YOUR INSTRUCTIONS -
Read the data and repeat it in full, exactly.

=== RAW DATA ===

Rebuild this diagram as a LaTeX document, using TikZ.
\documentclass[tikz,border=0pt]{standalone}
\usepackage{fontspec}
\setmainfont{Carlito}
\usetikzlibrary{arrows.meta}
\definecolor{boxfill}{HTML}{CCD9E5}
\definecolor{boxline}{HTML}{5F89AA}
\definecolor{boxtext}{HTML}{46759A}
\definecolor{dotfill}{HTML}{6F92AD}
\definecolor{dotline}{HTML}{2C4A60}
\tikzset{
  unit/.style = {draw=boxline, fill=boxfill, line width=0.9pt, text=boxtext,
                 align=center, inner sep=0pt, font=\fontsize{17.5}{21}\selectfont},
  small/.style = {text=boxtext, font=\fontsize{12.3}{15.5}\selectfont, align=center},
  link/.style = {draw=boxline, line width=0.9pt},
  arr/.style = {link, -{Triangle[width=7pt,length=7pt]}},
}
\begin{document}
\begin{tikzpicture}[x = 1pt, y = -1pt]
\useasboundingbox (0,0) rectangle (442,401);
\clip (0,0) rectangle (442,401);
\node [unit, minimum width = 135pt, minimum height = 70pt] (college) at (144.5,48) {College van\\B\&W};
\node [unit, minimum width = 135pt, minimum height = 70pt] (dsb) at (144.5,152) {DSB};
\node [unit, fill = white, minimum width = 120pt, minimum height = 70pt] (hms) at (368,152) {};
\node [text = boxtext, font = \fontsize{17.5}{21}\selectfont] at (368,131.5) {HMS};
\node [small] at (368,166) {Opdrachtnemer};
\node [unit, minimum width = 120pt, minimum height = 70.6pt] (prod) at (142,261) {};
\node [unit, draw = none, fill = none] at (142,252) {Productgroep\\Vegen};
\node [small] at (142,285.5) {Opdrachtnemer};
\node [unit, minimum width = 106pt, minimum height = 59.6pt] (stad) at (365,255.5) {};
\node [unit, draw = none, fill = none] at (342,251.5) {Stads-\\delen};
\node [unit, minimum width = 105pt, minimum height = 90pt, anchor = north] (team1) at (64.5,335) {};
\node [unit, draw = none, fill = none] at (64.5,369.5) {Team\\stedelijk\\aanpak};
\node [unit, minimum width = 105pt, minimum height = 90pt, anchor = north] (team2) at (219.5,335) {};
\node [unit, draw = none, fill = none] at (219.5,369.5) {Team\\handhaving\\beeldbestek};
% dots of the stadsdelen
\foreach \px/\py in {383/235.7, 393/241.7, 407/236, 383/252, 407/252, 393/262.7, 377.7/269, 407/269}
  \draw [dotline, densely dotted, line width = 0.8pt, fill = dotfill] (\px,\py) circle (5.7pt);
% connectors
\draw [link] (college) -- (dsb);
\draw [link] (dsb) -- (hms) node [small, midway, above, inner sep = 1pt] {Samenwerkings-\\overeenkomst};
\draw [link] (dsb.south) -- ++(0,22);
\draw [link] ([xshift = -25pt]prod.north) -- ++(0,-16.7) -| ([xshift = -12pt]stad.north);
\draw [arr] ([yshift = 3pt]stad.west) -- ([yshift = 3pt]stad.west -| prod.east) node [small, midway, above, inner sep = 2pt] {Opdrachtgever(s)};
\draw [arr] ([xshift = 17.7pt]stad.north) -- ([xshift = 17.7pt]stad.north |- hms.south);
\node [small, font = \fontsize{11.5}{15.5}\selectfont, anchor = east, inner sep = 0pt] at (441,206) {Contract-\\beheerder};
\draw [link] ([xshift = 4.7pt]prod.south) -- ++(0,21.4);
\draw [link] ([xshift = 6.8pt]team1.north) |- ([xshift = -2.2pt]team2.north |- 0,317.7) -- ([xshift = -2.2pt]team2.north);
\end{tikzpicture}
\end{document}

===

RESPONSE TO THE EXERCISE -
Rebuild this diagram as a LaTeX document, using TikZ.
\documentclass[tikz,border=0pt]{standalone}
\usepackage{fontspec}
\setmainfont{Carlito}
\usetikzlibrary{arrows.meta}
\definecolor{boxfill}{HTML}{CCD9E5}
\definecolor{boxline}{HTML}{5F89AA}
\definecolor{boxtext}{HTML}{46759A}
\definecolor{dotfill}{HTML}{6F92AD}
\definecolor{dotline}{HTML}{2C4A60}
\tikzset{
  unit/.style = {draw=boxline, fill=boxfill, line width=0.9pt, text=boxtext,
                 align=center, inner sep=0pt, font=\fontsize{17.5}{21}\selectfont},
  small/.style = {text=boxtext, font=\fontsize{12.3}{15.5}\selectfont, align=center},
  link/.style = {draw=boxline, line width=0.9pt},
  arr/.style = {link, -{Triangle[width=7pt,length=7pt]}},
}
\begin{document}
\begin{tikzpicture}[x = 1pt, y = -1pt]
\useasboundingbox (0,0) rectangle (442,401);
\clip (0,0) rectangle (442,401);
\node [unit, minimum width = 135pt, minimum height = 70pt] (college) at (144.5,48) {College van\\B\&W};
\node [unit, minimum width = 135pt, minimum height = 70pt] (dsb) at (144.5,152) {DSB};
\node [unit, fill = white, minimum width = 120pt, minimum height = 70pt] (hms) at (368,152) {};
\node [text = boxtext, font = \fontsize{17.5}{21}\selectfont] at (368,131.5) {HMS};
\node [small] at (368,166) {Opdrachtnemer};
\node [unit, minimum width = 120pt, minimum height = 70.6pt] (prod) at (142,261) {};
\node [unit, draw = none, fill = none] at (142,252) {Productgroep\\Vegen};
\node [small] at (142,285.5) {Opdrachtnemer};
\node [unit, minimum width = 106pt, minimum height = 59.6pt] (stad) at (365,255.5) {};
\node [unit, draw = none, fill = none] at (342,251.5) {Stads-\\delen};
\node [unit, minimum width = 105pt, minimum height = 90pt, anchor = north] (team1) at (64.5,335) {};
\node [unit, draw = none, fill = none] at (64.5,369.5) {Team\\stedelijk\\aanpak};
\node [unit, minimum width = 105pt, minimum height = 90pt, anchor = north] (team2) at (219.5,335) {};
\node [unit, draw = none, fill = none] at (219.5,369.5) {Team\\handhaving\\beeldbestek};
% dots of the stadsdelen
\foreach \px/\py in {383/235.7, 393/241.7, 407/236, 383/252, 407/252, 393/262.7, 377.7/269, 407/269}
  \draw [dotline, densely dotted, line width = 0.8pt, fill = dotfill] (\px,\py) circle (5.7pt);
% connectors
\draw [link] (college) -- (dsb);
\draw [link] (dsb) -- (hms) node [small, midway, above, inner sep = 1pt] {Samenwerkings-\\overeenkomst};
\draw [link] (dsb.south) -- ++(0,22);
\draw [link] ([xshift = -25pt]prod.north) -- ++(0,-16.7) -| ([xshift = -12pt]stad.north);
\draw [arr] ([yshift = 3pt]stad.west) -- ([yshift = 3pt]stad.west -| prod.east) node [small, midway, above, inner sep = 2pt] {Opdrachtgever(s)};
\draw [arr] ([xshift = 17.7pt]stad.north) -- ([xshift = 17.7pt]stad.north |- hms.south);
\node [small, font = \fontsize{11.5}{15.5}\selectfont, anchor = east, inner sep = 0pt] at (441,206) {Contract-\\beheerder};
\draw [link] ([xshift = 4.7pt]prod.south) -- ++(0,21.4);
\draw [link] ([xshift = 6.8pt]team1.north) |- ([xshift = -2.2pt]team2.north |- 0,317.7) -- ([xshift = -2.2pt]team2.north);
\end{tikzpicture}
\end{document}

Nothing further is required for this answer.